The RBI may deliver another inter-meeting increase in rates, but such a move would depend on inflation -- already running at nearly a double-digit pace -- worsening further.

RBI Governor Duvvuri Subbarao said after the meeting that he was not ruling out an inter-meeting policy move.

For now, bond investors breathed a sigh of relief on the RBI's caution.

Ten-year government bond yields dropped 9 basis points in the broad relief rally across markets, but traders said the heavy calendar of bond sales in coming months meant the yield curve was bound to stay steep or steepen further.

The government is scheduled to borrow a record 4.57 trillion rupees ($102 billion) in the current fiscal year that began in April, with 2.87 trillion rupees planned in the first half.

"The pressure on the longer end will be more from the supply side rather than any RBI signal, so that's what will keep the pressure on the yield curve," said Ananth Narayan G, managing director and head of rates at Credit-South Asia.

The one-year OIS dropped 13 basis points to 4.96 percent, poised for its biggest one-day drop in a year and down from a four-month peak hit last week. The benchmark five-year OIS fell 5 basis points to 6.92 percent.

The spread between the one-year and five-year swap widened to 196 basis points, indicating the market saw less risk of the RBI being aggressive on tightening liquidity and hiking rates.

The benchmark 10-year bond yield was at 8.01 percent, down 7 basis points from Monday's closing and off a 1- year high reached earlier in the month.

Call money rates were steady at 3.5 percent, and traders see them hovering near the reverse repo rate -- which would be another sign the RBI is keeping the banking system flush with funds.

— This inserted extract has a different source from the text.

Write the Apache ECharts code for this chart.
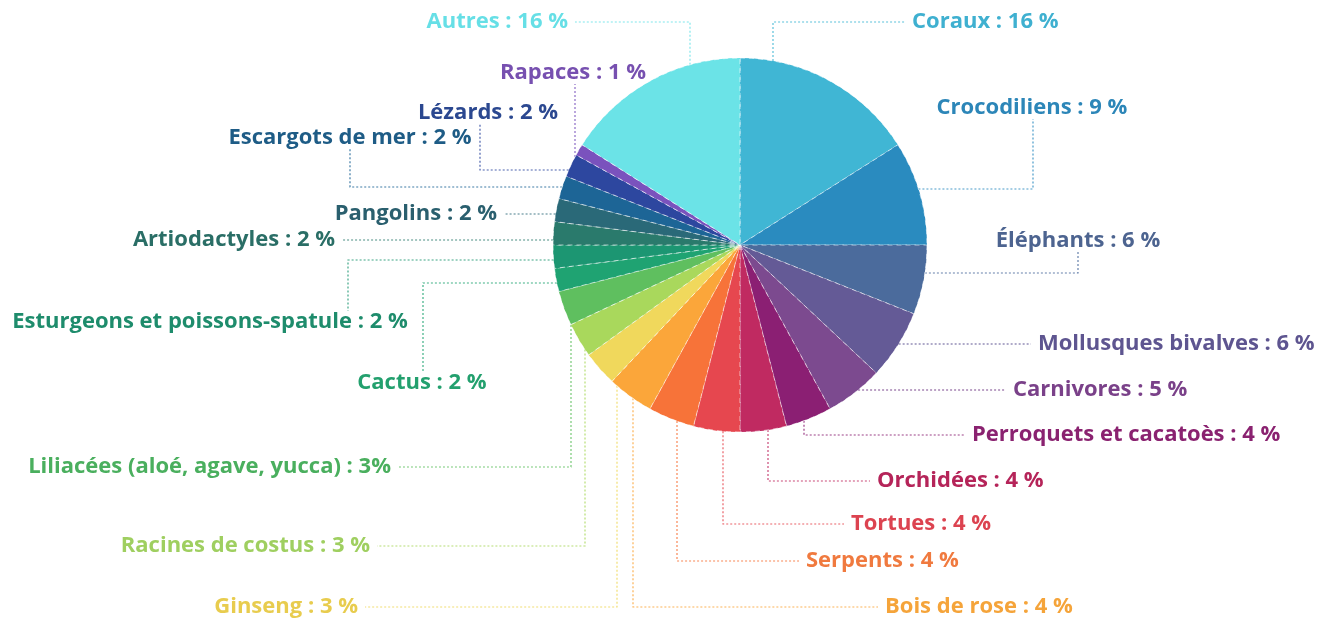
<!DOCTYPE html>
<html>
<head>
<meta charset="utf-8">
<script src="https://cdn.jsdelivr.net/npm/echarts@6.0.0/dist/echarts.min.js"></script>
<style>
  body { margin: 0; background: #fff; }
  #main { width: 1326px; height: 621px; }
</style>
</head>
<body>
<div id="main"></div>
<script>
  // categories, clockwise from 12 o'clock
  var categories = ['Coraux', 'Crocodiliens', 'Éléphants', 'Mollusques bivalves', 'Carnivores',
    'Perroquets et cacatoès', 'Orchidées', 'Tortues', 'Serpents', 'Bois de rose',
    'Ginseng', 'Racines de costus', 'Liliacées (aloé, agave, yucca)', 'Cactus',
    'Esturgeons et poissons-spatule', 'Artiodactyles', 'Pangolins', 'Escargots de mer',
    'Lézards', 'Rapaces', 'Autres'];
  var values = [16, 9, 6, 6, 5, 4, 4, 4, 4, 4, 3, 3, 3, 2, 2, 2, 2, 2, 2, 1, 16];

  var colors = ['#40b6d4', '#2a8bbf', '#4b6b9c', '#645a96', '#7c4a8f', '#8b1f73', '#c02a61',
    '#e6474f', '#f77339', '#fba63a', '#f0d85c', '#a9d85c', '#5fbf5f', '#1fa372',
    '#1c9672', '#2a7a6c', '#2a6978', '#1d6596', '#2d479f', '#7a52bd', '#6be3e7'];
  var textColors = ['#3fb0d0', '#2c86b8', '#4d6490', '#5e5590', '#7a4189', '#8a2270', '#b52459',
    '#dc4350', '#f07a3f', '#f5a43a', '#e8cc4e', '#9fcf60', '#4aaf5e', '#23a06e',
    '#1e8c6c', '#2a6e66', '#2a5f6e', '#1e5c86', '#2b4890', '#7750b0', '#66dfe6'];

  var center = [740, 245];
  var radius = 187;
  var gap = 7;

  // where each label sits and how its leader runs
  // v: vertical from the rim at x=at, then horizontal into the label
  // h: horizontal from the rim at y=at, then vertical (at x=vx) into the label
  // s: straight horizontal at the label's height
  // u: straight vertical at x=at up to the label
  var labelPlaces = [
    {x: 912, y: 22, align: 'left', kind: 'v', at: 773},
    {x: 1032, y: 108, align: 'center', kind: 'h', at: 189, vx: 1033},
    {x: 1078, y: 241, align: 'center', kind: 'h', at: 273, vx: 1078},
    {x: 1038, y: 344, align: 'left', kind: 's'},
    {x: 1013, y: 390, align: 'left', kind: 's'},
    {x: 972, y: 435, align: 'left', kind: 'v', at: 804},
    {x: 877, y: 481, align: 'left', kind: 'v', at: 768},
    {x: 851, y: 524, align: 'left', kind: 'v', at: 723},
    {x: 806, y: 561, align: 'left', kind: 'v', at: 677},
    {x: 885, y: 607, align: 'left', kind: 'v', at: 633},
    {x: 358, y: 607, align: 'right', kind: 'v', at: 617},
    {x: 370, y: 546, align: 'right', kind: 'v', at: 585},
    {x: 391, y: 467, align: 'right', kind: 'v', at: 571},
    {x: 422, y: 383, align: 'center', kind: 'h', at: 283, vx: 423},
    {x: 210, y: 322, align: 'center', kind: 'h', at: 260, vx: 348},
    {x: 335, y: 240, align: 'right', kind: 's'},
    {x: 497, y: 214, align: 'right', kind: 's'},
    {x: 350, y: 138, align: 'center', kind: 'h', at: 187, vx: 350},
    {x: 488, y: 113, align: 'center', kind: 'h', at: 170, vx: 480},
    {x: 573, y: 73, align: 'center', kind: 'u', at: 575},
    {x: 568, y: 22, align: 'right', kind: 'v', at: 690}
  ];

  function rimAtX(x, side) {
    var dx = x - center[0];
    var d = Math.sqrt(Math.max(radius * radius - dx * dx, 0));
    return [x, center[1] + side * d];
  }
  function rimAtY(y, side) {
    var dy = y - center[1];
    var d = Math.sqrt(Math.max(radius * radius - dy * dy, 0));
    return [center[0] + side * d, y];
  }

  function placeLabel(params) {
    var p = labelPlaces[params.dataIndex];
    var w = params.labelRect.width, h = params.labelRect.height;
    var left = p.align === 'left' ? p.x : (p.align === 'right' ? p.x - w : p.x - w / 2);
    var right = left + w;
    var top = p.y - h / 2 + 3, bottom = p.y + h / 2 - 3;
    var pts;
    if (p.kind === 'v') {
      var s = rimAtX(p.at, p.y < center[1] ? -1 : 1);
      var ex = p.at < left ? left - gap : right + gap;
      pts = [s, [p.at, p.y], [ex, p.y]];
    } else if (p.kind === 'h') {
      var s2 = rimAtY(p.at, p.vx > center[0] ? 1 : -1);
      var ey = p.at < p.y ? top - 3 : bottom + 3;
      pts = [s2, [p.vx, p.at], [p.vx, ey]];
    } else if (p.kind === 's') {
      var side = p.align === 'left' ? 1 : -1;
      var s3 = rimAtY(p.y, side);
      var e3 = [side > 0 ? left - gap : right + gap, p.y];
      pts = [s3, e3, e3];
    } else {
      var s4 = rimAtX(p.at, -1);
      var e4 = [p.at, bottom + 3];
      pts = [s4, e4, e4];
    }
    return {
      x: p.x,
      y: p.y,
      align: p.align,
      verticalAlign: 'middle',
      labelLinePoints: pts
    };
  }

  var pieData = [];
  for (var i = 0; i < categories.length; i++) {
    var item = {
      name: categories[i],
      value: values[i],
      itemStyle: {color: colors[i]},
      label: {color: textColors[i]},
      labelLine: {lineStyle: {color: colors[i]}}
    };
    if (categories[i].indexOf('Liliac') === 0) {
      item.label.formatter = '{b} : {c}%';
    }
    pieData.push(item);
  }

  var myChart = echarts.init(document.getElementById('main'));
  var option = {
    backgroundColor: '#fff',
    animation: false,
    series: [{
      type: 'pie',
      center: center,
      radius: radius,
      startAngle: 90,
      clockwise: true,
      avoidLabelOverlap: false,
      itemStyle: {
        borderColor: 'rgba(255,255,255,0.6)',
        borderWidth: 1,
        borderType: [5, 4]
      },
      label: {
        show: true,
        position: 'outside',
        formatter: '{b} : {c} %',
        fontFamily: 'Open Sans',
        fontWeight: 'bold',
        fontSize: 22
      },
      labelLine: {
        show: true,
        length: 10,
        length2: 10,
        lineStyle: {width: 1.2, type: [2, 2], opacity: 0.85}
      },
      labelLayout: placeLabel,
      emphasis: {scale: false},
      data: pieData
    }]
  };
  myChart.setOption(option);
</script>
</body>
</html>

RUPEE AND BANK SHARES GAIN

The partially convertible rupee strengthened as far as 44.5075 per dollar, a gain of 0.5 percent on the day and back near a 19-month high struck earlier in the month.

The rupee has jumped about 4 percent this year as foreign investors have poured funds into the stock market.

Bank shares, the most sensitive to RBI policy changes, jumped 1.5 percent and outperformed the 0.3 percent rise in the benchmark SENSEX index.

Bank shares have also beaten the broader market so far this year, rising 6.5 percent compared with a flat reading for the SENSEX.

"The stock market does not appear negative for the moment because investors are seeing stability," said Deven Choksey, managing director at KR Choksey Shares and Securities in Mumbai.

In its policy review, the RBI said excessive capital inflows pose a challenge for exchange rate and monetary management, and analysts said they see a boost in the rupee in the longer term.

"This RBI action is definitely positive for the rupee, because of the widening interest rate differential. We actually see the rupee topping 42 to the dollar by the end of the year," said Joseph Tan, economist at Credit Suisse in Singapore.